If you have ever wanted a behind the scenes look at THE NEW YORKER magazine, or first-hand glimpses of New York City in the 1950's-1970's, or a perspective on a time through the lens of an individual life, you might enjoy this vivacious account by Janet Groth of her stint as a receptionist at THE NEW YORKER. Interviewed for a position by the magazine's most famous staff writer E.B. White who queried, "Can you type?", the author of this book responded, "Not at a professional level."
"I was afraid, you see," the author explained to White, "that if I became a skilled typist, I would wind up in an office typing pool." This kind of amusing and genuine candor pervades this memoir.
"And you don't want to wind up there?" White asked.
"No, I think anything would be more interesting to me than that," said Janet Groth, corn-fed college grad from Iowa. White hired her. We always knew that White, the author of CHARLOTTE'S WEB and THE ELEMENTS OF STYLE, had imagination and a sense of humor.
More interesting indeed. A tenure as a receptionist from 1957-1978 on the Writers' floor--Floor 18--combined with a six month sojourn with the artists and cartoonists on the 20th Floor at the preeminent serious fiction and journalism magazine of New York.
THE NEW YORKER was described by its writers as a haven for the "congenitally unemployable". Groth knew she was different from the other staff at the magazine. She was employable--apparently for 21 years.
This book delves into her rich memories there: Friday lunches with Joseph Mitchell who was considered "the most admired writer of fact in the magazine's history", moonlighting as Muriel Spark's private secretary, house-sitting for Calvin and Alice Trillin, accepting manuscripts from Tom Wolfe, and attending soirees where Dorothy Parker and her "bon mots" reigned.
The book asks why stay 21 years?
Groth explains why she went to the magazine, what she did, who she met, what she learned, why she stayed (the parties, culture, eight-week summer vacations to Europe among other reasons), and what happened to her after leaving the magazine.
At times Groth sounds like a naive ingenue who could have breakfasted at Tiffany's with a contemporary Holly Golightly.

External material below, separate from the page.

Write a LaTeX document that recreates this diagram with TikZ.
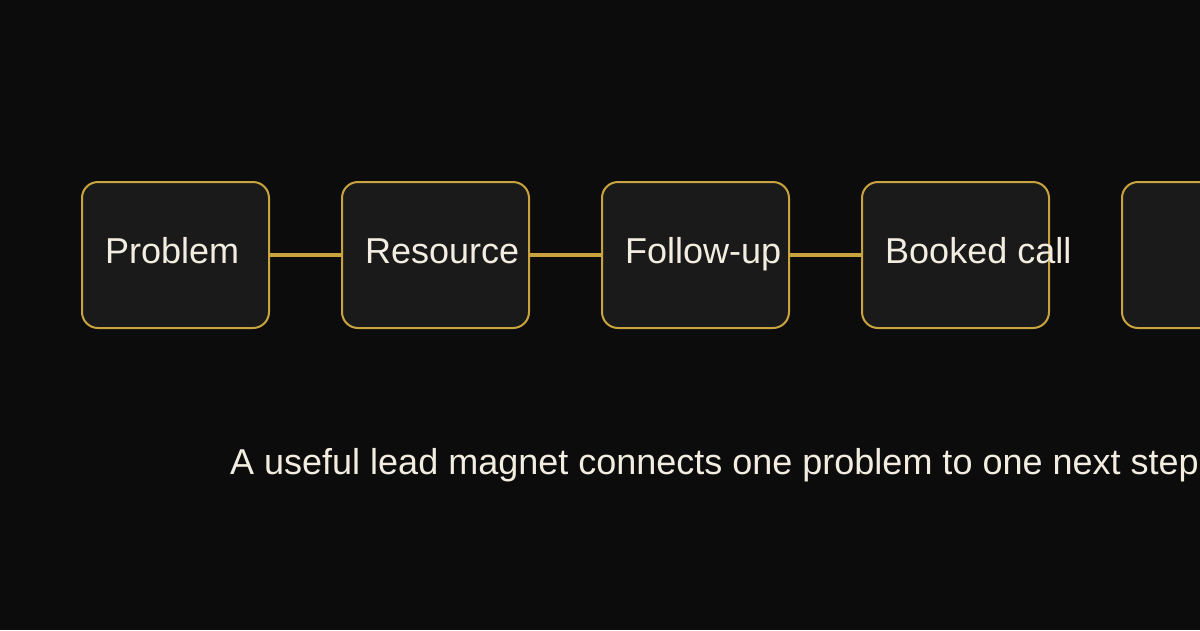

There is a hilarious anecdote about Truman Capote's misdeeds at THE NEW YORKER before her arrival. Other times Groth writes like the woman who earned a PhD in American & British Literature at NYU part-time while at the magazine. She crafts wonderful sentences such as: "I had one of those moments of renunciation I thought happened only in Henry James."
It's as if this book, like the author, is trying to make up its mind what to be. Part memoir, part coming of age story, part spiritual journey, part confessional, and part self-analysis with the help of a brilliant psychoanalyst, it is a mix of memory and introspection. It might have been interesting to include a few chapters on her intellectual life and learning at NYU and Oxford, and perhaps fewer chapters on the unsuitable men she dated. You may agree with Groth's writing professor who said to her upon reading about some: "I wouldn't want to spend a moment with these people, and I don't see how you can expect any reader to waste time with them". He observed further: "Now you are not only smoking with a cigarette holder, you are writing with one."
After enough romances gone rancid, and a soul-searching trip to Greece, Groth decides to pursue a PhD in literature. "Isn't it about time you did something that was GOOD for you?" asks her analyst who encourages the PhD. She eventually finds a confidence and a life that fits: a doctorate in literature and a teaching career. She also connects with a worthy life-partner who is compatible. "But I never lost the sense that inwardly, in some essential way, I belonged in the writing game," she writes early on in the book. This candid and original book demonstrates why she belongs in that game.
When Groth asks, why did I stay a receptionist at THE NEW YORKER for 21 years, her readers know what her colleagues at THE NEW YORKER, who didn't want to lose her, probably recognized: sometimes a warm, sympathetic, and perceptive receptionist is as rare and valuable as clever and cool writing.